Aujourd’hui mariée, Fanta Kourouma vit toujours avec les séquelles de cette atrocité dont elle a été victime alors qu’elle était encore à la fleur de l’âge. Plusieurs femmes et filles à l’image de Fanta sont aussi victimes de cette pratique, qui perdure en Guinée, mais pourtant interdite par la loi. Depuis le jour de son excision, jusqu’au moment où elle s’est mariée, Fanta a gardé les sequelles des MGF. 

"Quand j’ai rencontré mon mari, nous étions amis en ce moment, c’est lui et ma tante qui m’ont aidé à me soigner parce que j’avais une infection grave et je ne pouvais en parler à personne" souligne - t - elle. 

Aujourd’hui militante au sein de l’Association Mafubo Guinée en faveur des droits des femmes et filles, cette jeune dame encourage toutes les filles et femmes victimes de cette pratique "à briser le silence et partager leur expérience afin de montrer aux parents, aux anciens et à tous les conservateurs la douleur que les mutilations génitales féminines peuvent causer". 
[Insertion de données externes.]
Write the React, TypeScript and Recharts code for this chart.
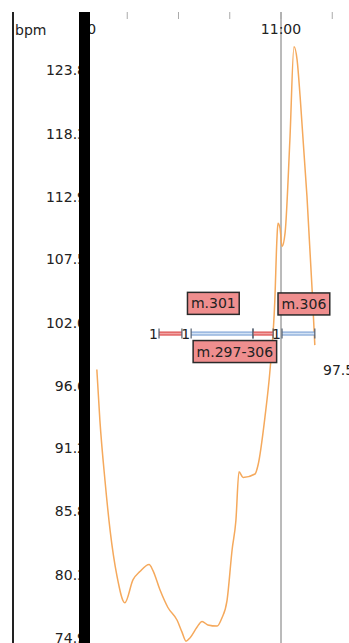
import React from 'react';
import { ComposedChart, Line, XAxis, YAxis, ReferenceLine, ReferenceDot } from 'recharts';

// heart-rate samples (minutes since midnight, bpm)
const times = [606.1, 607.0, 608.5, 610.0, 612.0, 614.3, 616.7, 618.7, 621.4, 622.5, 624.6, 626.9, 629.6, 631.0, 632.2, 633.4, 635.4, 636.9, 638.6, 641.3, 642.7, 644.2, 645.7, 646.8, 647.7, 648.9, 652.4, 653.3, 655.3, 656.8, 658.2, 658.8, 659.1, 659.7, 660.3, 661.2, 662.6, 663.8, 664.7, 665.6, 667.6, 669.1, 669.9];
const bpm = [98.0, 93.6, 88.4, 84.1, 80.2, 77.9, 79.9, 80.6, 81.2, 80.7, 79.0, 77.5, 76.4, 75.4, 74.6, 74.9, 75.8, 76.3, 76.0, 75.9, 76.6, 78.1, 82.5, 85.0, 89.2, 88.7, 89.0, 89.8, 93.9, 98.0, 104.0, 109.2, 110.6, 110.2, 108.6, 109.8, 117.8, 125.8, 124.7, 121.5, 112.9, 104.9, 100.1];

// interval markers
const intervalStarts = [624.3, 633.7, 651.8, 660.3];
const intervalEnds = [631.0, 651.8, 657.7, 669.9];
const intervalKinds = ['red', 'blue', 'red', 'blue'];
const intervalCounts = ['1', '1', '', '1'];
const markerBpm = 101.1;

// note boxes
const noteTexts = ['m.301', 'm.306', 'm.297-306'];
const noteTimes = [640.2, 666.7, 646.5];
const noteBpm = [103.7, 103.65, 99.55];

// current value label
const currentTime = 672.3;
const currentBpm = 97.5;

const yTicks = [74.9, 80.3, 85.8, 91.2, 96.6, 102.0, 107.5, 112.9, 118.3, 123.8];
const xTicks = [600, 615, 630, 645, 660, 675];
const xTickLabels = ['10:00', '', '', '', '11:00', ''];
const referenceTime = 660;
const xDomain = [604.1, 679.9];
const yDomain = [74.27, 128.8];

const data = times.map((t, i) => ({ t, bpm: bpm[i] }));
const bottomTicks = xTicks.filter((t) => t >= xDomain[0]);

const FONT = '"DejaVu Sans", Verdana, sans-serif';

const charW = (c: string) => {
  if (c === 'm') return 13.6;
  if (c === '.') return 4.45;
  if (c === '-') return 5.05;
  return 8.9;
};
const textWidth = (s: string) => s.split('').reduce((a, c) => a + charW(c), 0);

const TopTick = (props: any) => {
  const { x, y, payload, index } = props;
  const label = xTickLabels[xTicks.indexOf(payload.value)] ?? '';
  const id = `xtclip${index}`;
  return (
    <g>
      <defs>
        <clipPath id={id}>
          <rect x={90} y={0} width={300} height={60} />
        </clipPath>
      </defs>
      <g clipPath={`url(#${id})`}>
        <line x1={x} y1={y - 12} x2={x} y2={y - 5} stroke="#aaa" strokeWidth={1} />
        <text x={x} y={y + 10} textAnchor="middle" fontSize={14} fill="#222" fontFamily={FONT}>
          {label}
        </text>
      </g>
    </g>
  );
};

const makeIntervalShape = (kind: string, count: string) => (props: any) => {
  const { x1, y1, x2 } = props;
  if (x1 == null || y1 == null) return <g />;
  const line = kind === 'red' ? '#d83a3a' : '#6f98d0';
  const fillC = kind === 'red' ? '#f2a3a3' : '#d4e3f5';
  return (
    <g>
      <rect x={x1} y={y1 - 1.5} width={x2 - x1} height={3} fill={fillC} />
      <line x1={x1} y1={y1 - 1.5} x2={x2} y2={y1 - 1.5} stroke={line} strokeWidth={1} />
      <line x1={x1} y1={y1 + 1.5} x2={x2} y2={y1 + 1.5} stroke={line} strokeWidth={1} />
      <line x1={x1} y1={y1 - 5} x2={x1} y2={y1 + 5} stroke="#556070" strokeWidth={1.2} />
      <line x1={x2} y1={y1 - 5} x2={x2} y2={y1 + 5} stroke="#556070" strokeWidth={1.2} />
      {count ? (
        <text x={x1 - 1} y={y1 + 5} textAnchor="end" fontSize={14} fill="#222" fontFamily={FONT}>
          {count}
        </text>
      ) : null}
    </g>
  );
};

const makeNoteShape = (text: string) => (props: any) => {
  const { cx, cy } = props;
  if (cx == null || cy == null) return <g />;
  const w = textWidth(text) + 7;
  const h = 22;
  return (
    <g>
      <rect x={cx - w / 2} y={cy - h / 2} width={w} height={h} fill="#ef8e8e" stroke="#2a2a2a" strokeWidth={1.5} />
      <text x={cx} y={cy + 5} textAnchor="middle" fontSize={14} fill="#222" fontFamily={FONT}>
        {text}
      </text>
    </g>
  );
};

const currentShape = (props: any) => {
  const { cx, cy } = props;
  if (cx == null || cy == null) return <g />;
  return (
    <text x={cx} y={cy} textAnchor="start" fontSize={14} fill="#222" fontFamily={FONT}>
      {currentBpm.toFixed(1)}
    </text>
  );
};

const BpmLabel = (props: any) => {
  const vb = props.viewBox || { x: 0, y: 12 };
  return (
    <text x={vb.x + 15} y={vb.y + 23} fontSize={14} fill="#222" fontFamily={FONT}>
      bpm
    </text>
  );
};

export default function App() {
  return (
    <div style={{ position: 'absolute', left: 0, top: 0, width: 349, height: 643, overflow: 'hidden', background: '#fff', fontFamily: FONT }}>
      <ComposedChart
        width={349}
        height={650}
        data={data}
        margin={{ top: 12, right: 0, left: 0, bottom: 5 }}
      >
        <XAxis
          xAxisId="top"
          dataKey="t"
          type="number"
          orientation="top"
          mirror
          domain={xDomain}
          allowDataOverflow
          ticks={xTicks}
          interval={0}
          axisLine={false}
          tickLine={false}
          tickSize={7}
          tickMargin={5}
          tick={<TopTick />}
        />
        <XAxis
          xAxisId="bottom"
          dataKey="t"
          type="number"
          orientation="bottom"
          mirror
          domain={xDomain}
          allowDataOverflow
          ticks={bottomTicks}
          interval={0}
          axisLine={false}
          tickLine={{ stroke: '#aaa' }}
          tickSize={8}
          tick={false}
        />
        <YAxis
          dataKey="bpm"
          type="number"
          width={90}
          domain={yDomain}
          allowDataOverflow
          ticks={yTicks}
          interval={0}
          axisLine={false}
          tickLine={{ stroke: '#aaa' }}
          tickSize={3}
          tickMargin={1}
          tickFormatter={(v: number) => v.toFixed(1)}
          tick={{ fontSize: 14, fill: '#222', fontFamily: FONT }}
          label={<BpmLabel />}
        />
        <ReferenceLine xAxisId="top" x={referenceTime} stroke="#777" strokeWidth={1} />
        <Line
          xAxisId="top"
          dataKey="bpm"
          type="monotone"
          stroke="#f5a95c"
          strokeWidth={1.5}
          dot={false}
          isAnimationActive={false}
        />
        {intervalStarts.map((s, i) => (
          <ReferenceLine
            key={'iv' + i}
            xAxisId="top"
            segment={[
              { x: s, y: markerBpm },
              { x: intervalEnds[i], y: markerBpm },
            ]}
            stroke="#6f98d0"
            shape={makeIntervalShape(intervalKinds[i], intervalCounts[i])}
          />
        ))}
        {noteTexts.map((n, i) => (
          <ReferenceDot
            key={'note' + i}
            xAxisId="top"
            x={noteTimes[i]}
            y={noteBpm[i]}
            r={1}
            shape={makeNoteShape(n)}
          />
        ))}
        <ReferenceDot xAxisId="top" x={currentTime} y={currentBpm} r={1} shape={currentShape} />
      </ComposedChart>
      <div style={{ position: 'absolute', left: 12, top: 12, width: 2, height: 640, background: '#222' }} />
      <div style={{ position: 'absolute', left: 79, top: 12, width: 11, height: 640, background: '#000' }} />
    </div>
  );
}
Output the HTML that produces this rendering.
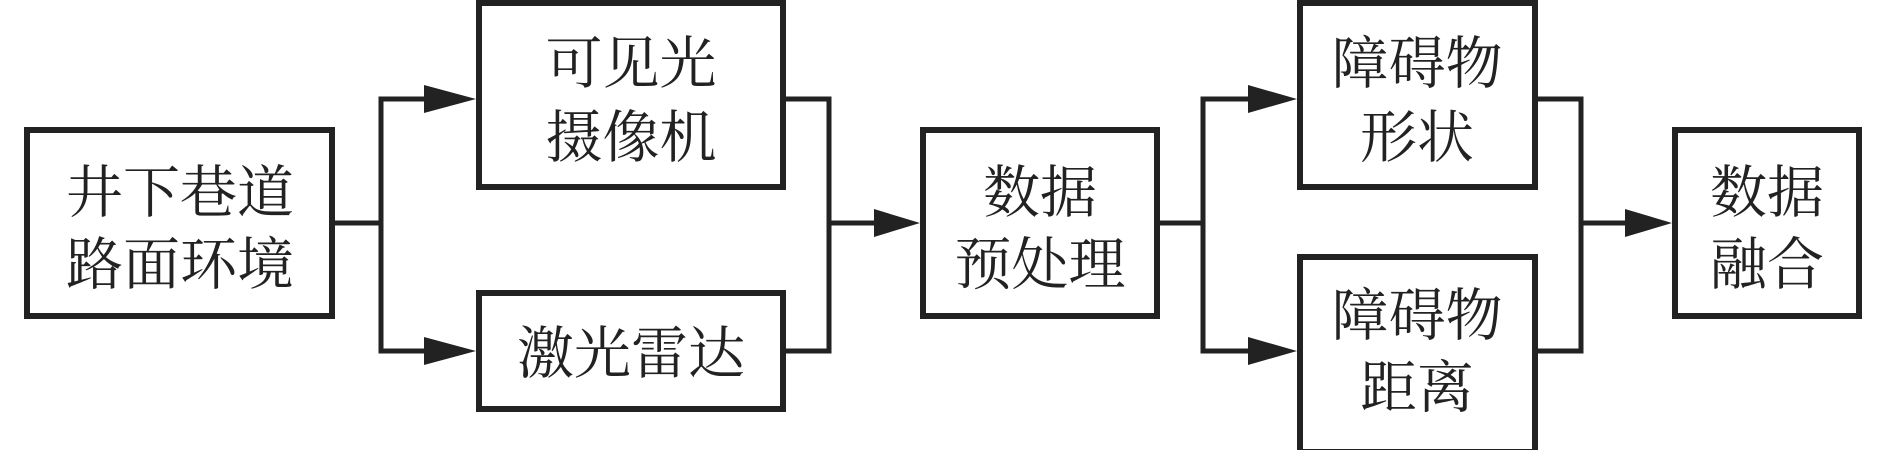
<!DOCTYPE html>
<html><head><meta charset="utf-8"><style>
html,body{margin:0;padding:0;background:#fff;}
body{width:1890px;height:450px;overflow:hidden;position:relative;}
svg{position:absolute;left:0;top:0;}
text{font-family:"Liberation Serif","Noto Serif CJK SC",serif;font-size:57px;fill:#222;text-anchor:middle;}
</style></head><body>
<svg width="1890" height="450" viewBox="0 0 1890 450">
<g fill="none" stroke="#222" stroke-width="6">
<rect x="27" y="130" width="305" height="186"/>
<rect x="479" y="3" width="304" height="184"/>
<rect x="479" y="293" width="304" height="116"/>
<rect x="923" y="130" width="234" height="186"/>
<rect x="1300" y="3" width="235" height="184"/>
<rect x="1300" y="257" width="235" height="195"/>
<rect x="1675" y="130" width="184" height="186"/>
</g>
<g fill="none" stroke="#222" stroke-width="5">
<polyline points="332,223 381,223"/>
<polyline points="430,99 381,99 381,351 430,351"/>
<polyline points="783,99 829,99 829,351 783,351"/>
<polyline points="829,223 880,223"/>
<polyline points="1157,223 1203,223"/>
<polyline points="1252,99 1203,99 1203,351 1252,351"/>
<polyline points="1535,99 1581,99 1581,351 1535,351"/>
<polyline points="1581,223 1628,223"/>
</g>
<g fill="#222">
<polygon points="424,85 476,99 424,113"/>
<polygon points="424,337 476,351 424,365"/>
<polygon points="874,209 920,223 874,237"/>
<polygon points="1248,85 1297,99 1248,113"/>
<polygon points="1248,337 1297,351 1248,365"/>
<polygon points="1625,209 1672,223 1625,237"/>
</g>
<text x="180" y="212">井下巷道</text>
<text x="180" y="284">路面环境</text>
<text x="631" y="83">可见光</text>
<text x="631" y="157">摄像机</text>
<text x="631" y="373">激光雷达</text>
<text x="1040" y="212">数据</text>
<text x="1040" y="284">预处理</text>
<text x="1417" y="83">障碍物</text>
<text x="1417" y="157">形状</text>
<text x="1417" y="335">障碍物</text>
<text x="1417" y="407">距离</text>
<text x="1767" y="212">数据</text>
<text x="1767" y="284">融合</text>
</svg>
</body></html>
Parler des mutilations génitales féminines sans filtre est une condition essentielle nécessaire pour accélérer l’abandon de cette pratique dans nos communautés” indique Aïcha Touré, membre de Mafubo, à l’entame du dialogue intergénérationnel sur cette pratique qui touche 39% des filles de moins de 15 ans en Guinée. C’est pour amener des personnes de différentes générations et de différents groupes sociaux à se parler sur ce sujet, que les militantes du Club des Jeunes Leaders de Guinée et de l’Association Mafubo Guinée ont organisé ce dialogue intergénérationnel au cours duquel Fanta a accepté de partager son expérience avec le public et à visage découvert. Au-delà de ce dialogue, "nous devons renforcer les approches de collaboration en faveur de l’abandon de cette pratique" souligne Niakaté Fatoumata, Présidente de l’antenne de Mamou du Club des Jeunes Filles Leaders de Guinée (CJFLG). 

Et pour finir, Hawa Diallo, du CJFLG estime que "le pari d’en finir avec cette pratique sera relevé, lorsqu’au-delà de cette journée de dialogue, le combat devient une routine, un quotidien, un engagement personnel et une vocation commune".